Effective load management for Category T vehicles is a continuous process of planning, execution, and verification. By adhering to these core principles, you can ensure safe, legal, and efficient transport of agricultural loads.

• Always Calculate Payload Accurately: Determine your Gross Vehicle Weight Rating (GVWR) and Gross Combination Weight Rating (GCWR), subtract curb weights, and apply Weight Distribution Ratio (WDR) guidelines to stay within legal and safe limits.
• Optimise Centre of Gravity (CG) Location: Keep the CG low, central, and, for combinations, forward of the tractor's rear axle. A well-placed CG is your primary defense against instability and rollovers.

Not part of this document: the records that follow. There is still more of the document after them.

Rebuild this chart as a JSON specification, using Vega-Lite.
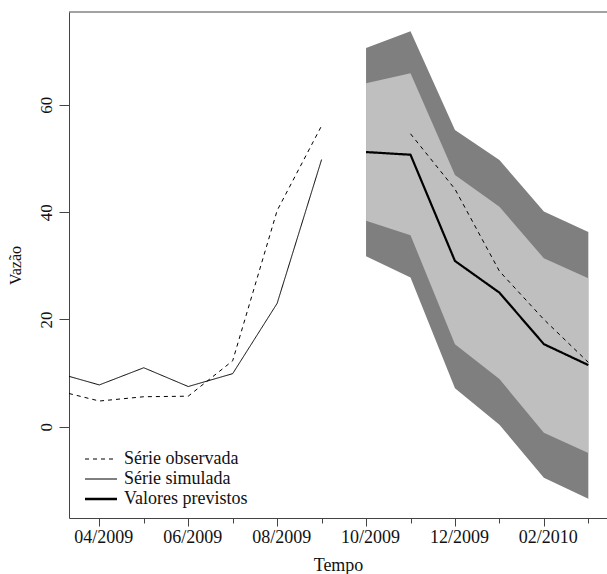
{
  "$schema": "https://vega.github.io/schema/vega-lite/v6.json",
  "width": 538,
  "height": 506,
  "autosize": {"type": "none"},
  "padding": {"left": 69, "top": 12, "right": 0, "bottom": 56},
  "background": "white",
  "config": {
    "view": {"stroke": null},
    "font": "Liberation Serif",
    "axis": {"domainColor": "#444", "tickColor": "#444", "labelColor": "#111", "titleColor": "#111", "labelFont": "Liberation Serif", "titleFont": "Liberation Serif", "titleFontWeight": "normal", "grid": false}
  },
  "datasets": {
    "lines": [
      {"t": 3.318, "v": 6.2, "serie": "Série observada", "seg": "a"},
      {"t": 4, "v": 4.8, "serie": "Série observada", "seg": "a"},
      {"t": 5, "v": 5.6, "serie": "Série observada", "seg": "a"},
      {"t": 6, "v": 5.7, "serie": "Série observada", "seg": "a"},
      {"t": 7, "v": 12.3, "serie": "Série observada", "seg": "a"},
      {"t": 8, "v": 40.3, "serie": "Série observada", "seg": "a"},
      {"t": 9, "v": 56.1, "serie": "Série observada", "seg": "a"},
      {"t": 11, "v": 54.6, "serie": "Série observada", "seg": "b"},
      {"t": 12, "v": 44.3, "serie": "Série observada", "seg": "b"},
      {"t": 13, "v": 29.0, "serie": "Série observada", "seg": "b"},
      {"t": 14, "v": 20.0, "serie": "Série observada", "seg": "b"},
      {"t": 15, "v": 12.0, "serie": "Série observada", "seg": "b"},
      {"t": 3.318, "v": 9.4, "serie": "Série simulada", "seg": "c"},
      {"t": 4, "v": 7.8, "serie": "Série simulada", "seg": "c"},
      {"t": 5, "v": 11.0, "serie": "Série simulada", "seg": "c"},
      {"t": 6, "v": 7.5, "serie": "Série simulada", "seg": "c"},
      {"t": 7, "v": 9.9, "serie": "Série simulada", "seg": "c"},
      {"t": 8, "v": 23.0, "serie": "Série simulada", "seg": "c"},
      {"t": 9, "v": 49.8, "serie": "Série simulada", "seg": "c"},
      {"t": 10, "v": 51.2, "serie": "Valores previstos", "seg": "d"},
      {"t": 11, "v": 50.7, "serie": "Valores previstos", "seg": "d"},
      {"t": 12, "v": 30.9, "serie": "Valores previstos", "seg": "d"},
      {"t": 13, "v": 25.0, "serie": "Valores previstos", "seg": "d"},
      {"t": 14, "v": 15.4, "serie": "Valores previstos", "seg": "d"},
      {"t": 15, "v": 11.5, "serie": "Valores previstos", "seg": "d"}
    ],
    "bands": [
      {"t": 10, "lo95": 31.8, "hi95": 70.6, "lo80": 38.4, "hi80": 64.0},
      {"t": 11, "lo95": 27.8, "hi95": 73.7, "lo80": 35.7, "hi80": 65.9},
      {"t": 12, "lo95": 7.2, "hi95": 55.3, "lo80": 15.4, "hi80": 46.9},
      {"t": 13, "lo95": 0.4, "hi95": 49.7, "lo80": 8.9, "hi80": 41.0},
      {"t": 14, "lo95": -9.5, "hi95": 40.1, "lo80": -1.1, "hi80": 31.4},
      {"t": 15, "lo95": -13.4, "hi95": 36.3, "lo80": -4.9, "hi80": 27.7}
    ]
  },
  "layer": [
    {
      "data": {"name": "bands"},
      "mark": {"type": "area", "color": "#7f7f7f", "clip": true},
      "encoding": {
        "x": {
          "field": "t", "type": "quantitative",
          "scale": {"domain": [3.318, 15.42], "nice": false, "zero": false},
          "axis": {
            "orient": "bottom",
            "values": [4, 5, 6, 7, 8, 9, 10, 11, 12, 13, 14, 15],
            "labelExpr": "datum.value % 2 == 0 ? ((((datum.value - 1) % 12) + 1) < 10 ? '0' : '') + (((datum.value - 1) % 12) + 1) + '/' + (datum.value > 12 ? '2010' : '2009') : ''",
            "tickSize": {"condition": {"test": "datum.value % 2 == 0", "value": 8}, "value": 5},
            "labelFontSize": 18,
            "labelPadding": 2,
            "labelOffset": 4,
            "labelFlush": false,
            "labelOverlap": false,
            "title": "Tempo",
            "titleFontSize": 18,
            "titlePadding": 10
          }
        },
        "y": {
          "field": "lo95", "type": "quantitative",
          "scale": {"domain": [-17.0, 77.3], "nice": false, "zero": false},
          "axis": {
            "orient": "left",
            "values": [0, 20, 40, 60],
            "labelAngle": -90,
            "labelAlign": "center",
            "labelBaseline": "bottom",
            "tickSize": 10,
            "labelPadding": 4,
            "labelFontSize": 17,
            "title": "Vazão",
            "titleFontSize": 16,
            "titlePadding": 14
          }
        },
        "y2": {"field": "hi95"}
      }
    },
    {
      "data": {"name": "bands"},
      "mark": {"type": "area", "color": "#bfbfbf", "clip": true},
      "encoding": {
        "x": {"field": "t", "type": "quantitative"},
        "y": {"field": "lo80", "type": "quantitative"},
        "y2": {"field": "hi80"}
      }
    },
    {
      "data": {"name": "lines"},
      "transform": [{"filter": "datum.serie != 'Valores previstos'"}],
      "mark": {"type": "line", "color": "black", "strokeWidth": 1, "clip": true},
      "encoding": {
        "x": {"field": "t", "type": "quantitative"},
        "y": {"field": "v", "type": "quantitative"},
        "detail": {"field": "seg"},
        "strokeDash": {
          "field": "serie", "type": "nominal",
          "scale": {"domain": ["Série observada", "Série simulada", "Valores previstos"], "range": [[4, 4], [1, 0], [1, 0]]},
          "legend": {
            "title": null, "orient": "none", "legendX": 29, "legendY": 438,
            "symbolType": "M-2.2,0H1", "symbolSize": 400, "symbolStrokeColor": "black",
            "labelFontSize": 18, "labelFont": "Liberation Serif", "labelColor": "#111",
            "labelOffset": 8, "rowPadding": 2,
            "encode": {"symbols": {"update": {"strokeWidth": {"signal": "datum.value === 'Valores previstos' ? 2.4 : 1"}}}}
          }
        }
      }
    },
    {
      "data": {"name": "lines"},
      "transform": [{"filter": "datum.serie == 'Valores previstos'"}],
      "mark": {"type": "line", "color": "black", "strokeWidth": 2.2, "clip": true},
      "encoding": {
        "x": {"field": "t", "type": "quantitative"},
        "y": {"field": "v", "type": "quantitative"},
        "strokeDash": {"field": "serie", "type": "nominal"}
      }
    },
    {
      "data": {"values": [{"top": 77.3}]},
      "mark": {"type": "rule", "color": "#444", "strokeWidth": 1, "clip": false},
      "encoding": {
        "y": {"field": "top", "type": "quantitative"}
      }
    }
  ]
}
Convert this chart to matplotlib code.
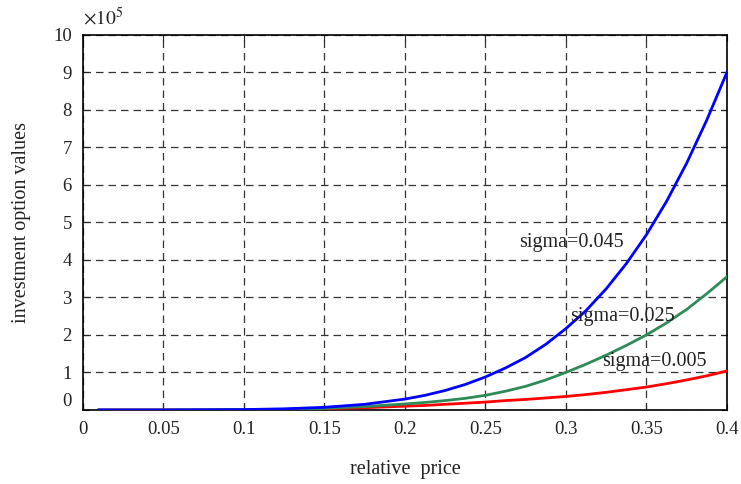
import matplotlib
matplotlib.use("Agg")
import matplotlib.pyplot as plt
from matplotlib.transforms import ScaledTranslation

plt.rcParams['font.family'] = ['Liberation Serif', 'DejaVu Serif']
plt.rcParams['mathtext.fontset'] = 'stix'

# relative price samples (shared by all three series)
x_price = [0.01, 0.05, 0.10, 0.125, 0.15, 0.175, 0.20, 0.2125, 0.225, 0.2375, 0.25,
           0.2625, 0.275, 0.2875, 0.30, 0.3125, 0.325, 0.3375, 0.35, 0.3625, 0.375,
           0.3875, 0.40]
# investment option values (x 10^5)
y_blue = [0.0, 0.0, 0.01, 0.03, 0.07, 0.15, 0.29, 0.39, 0.52, 0.68, 0.88,
          1.12, 1.40, 1.75, 2.17, 2.65, 3.23, 3.90, 4.67, 5.56, 6.58,
          7.73, 9.0]
y_green = [0.0, 0.0, 0.005, 0.015, 0.04, 0.09, 0.16, 0.20, 0.25, 0.31, 0.39,
           0.50, 0.63, 0.80, 1.0, 1.22, 1.46, 1.72, 2.0, 2.32, 2.68,
           3.10, 3.55]
y_red = [0.0, 0.0, 0.003, 0.01, 0.03, 0.06, 0.10, 0.12, 0.15, 0.18, 0.21,
         0.25, 0.28, 0.32, 0.36, 0.41, 0.47, 0.54, 0.61, 0.70, 0.80,
         0.91, 1.04]

series_labels = ['sigma=0.045', 'sigma=0.025', 'sigma=0.005']
label_pos = [(0.271, 4.47), (0.3027, 2.5), (0.3226, 1.28)]

xticks = [0, 0.05, 0.1, 0.15, 0.2, 0.25, 0.3, 0.35, 0.4]
xticklabels = ['0', '0.05', '0.1', '0.15', '0.2', '0.25', '0.3', '0.35', '0.4']
yticks = list(range(0, 11))

fig = plt.figure(figsize=(7.41, 4.84), dpi=100)
ax = fig.add_axes([0.112, 0.153, 0.869, 0.775])

ax.plot(x_price, y_red, color='#ff0000', lw=2.0, zorder=3)
ax.plot(x_price, y_green, color='#2e8b57', lw=2.0, zorder=3)
ax.plot(x_price, y_blue, color='#0000ff', lw=2.0, zorder=4)

for lab, (tx, ty) in zip(series_labels, label_pos):
    ax.text(tx, ty, lab, fontsize=14.5, color='#222222', va='center', ha='left', zorder=5)

ax.set_xlim(0, 0.4)
ax.set_ylim(0, 10)
ax.set_xticks(xticks)
ax.set_xticklabels(xticklabels)
ax.set_yticks(yticks)
ax.grid(True, color='#333333', linestyle=(0, (6, 4)), linewidth=0.9)
ax.tick_params(direction='in', top=True, right=True, length=4, labelsize=13.5,
               colors='#222222', pad=8)
for s in ax.spines.values():
    s.set_linewidth(1.2)
    s.set_color('black')

ax.set_xlabel('relative  price', fontsize=14.5, labelpad=16, color='#222222')
ax.set_ylabel('investment option values', fontsize=14.5, labelpad=16, color='#222222')
ax.text(0.0, 1.015, r'$\times 10^{5}$', transform=ax.transAxes, fontsize=14,
        ha='left', va='bottom', color='#222222')

fig.canvas.draw()
lbl0 = ax.yaxis.get_major_ticks()[0].label1
lbl0.set_transform(lbl0.get_transform() + ScaledTranslation(0, 10/100, fig.dpi_scale_trans))

fig.savefig('out.png', dpi=100)
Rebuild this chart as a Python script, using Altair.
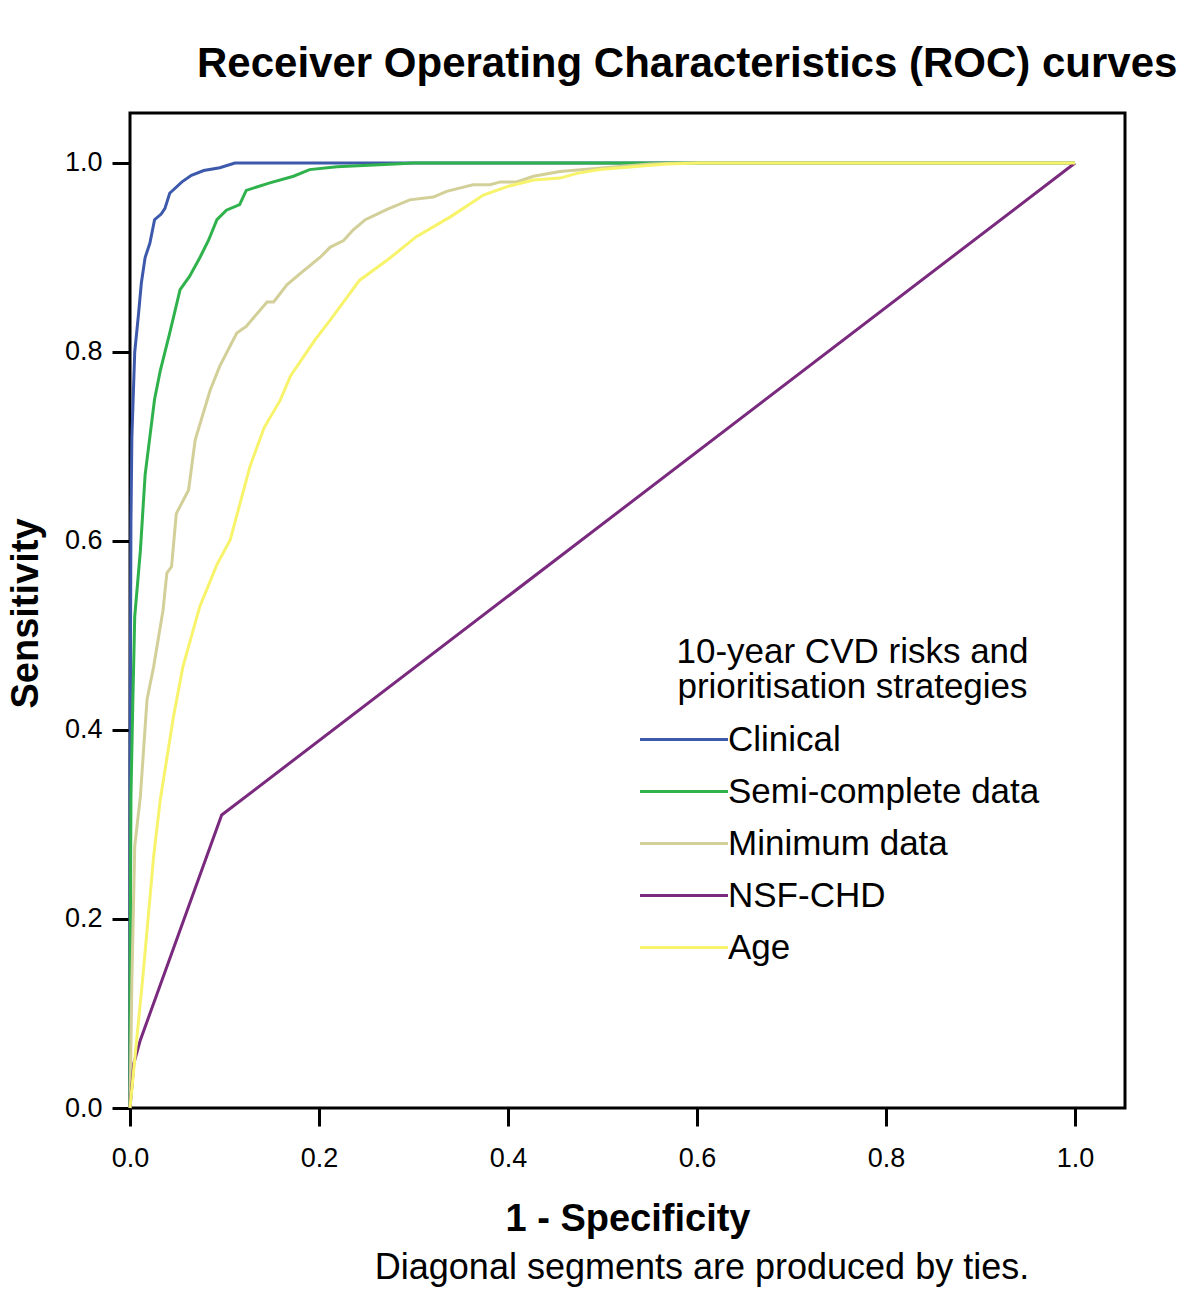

• Ensure Proper Weight Distribution: Guarantee that the tractor's front axle carries the minimum required load (e.g., 150 kg) to maintain steering control. Distribute weight evenly across all axles.
• Apply Robust Load Securing Techniques: Use tie-downs, straps, nets, and barriers with a Load Securing Strength (LSS) that accounts for the Dynamic Load Factor (DLF), typically meaning straps rated at least twice the static load. Prevent any cargo movement exceeding 0.5 metres horizontally or 0.3 metres vertically.
• Control Trailer Sway: Load the trailer to achieve the correct tongue weight (5-15% of trailer weight) and maintain a proper hitch angle (not exceeding 5°). Utilise anti-sway devices if available.
• Adhere Strictly to Polish Legal Requirements: Familiarise yourself with and follow all relevant sections of the "Prawo o ruchu drogowym" concerning axle loads, load securing, CG limits, and hitch parameters.
• Adapt to Driving Conditions: Modify your speed, load arrangement, and securing methods based on weather (rain, ice, wind), road type (urban, rural, slopes), and the vehicle's mechanical state.
• Conduct Thorough Pre-Trip and Mid-Trip Checks: Before every journey, inspect all securing devices for wear, confirm load placement, check brake response, and verify hitch integrity. Re-check and re-tighten straps after a short distance of travel.

Mastering these aspects of load management is fundamental to becoming a responsible and skilled Category T vehicle operator in Poland, protecting yourself, your cargo, and all other road users.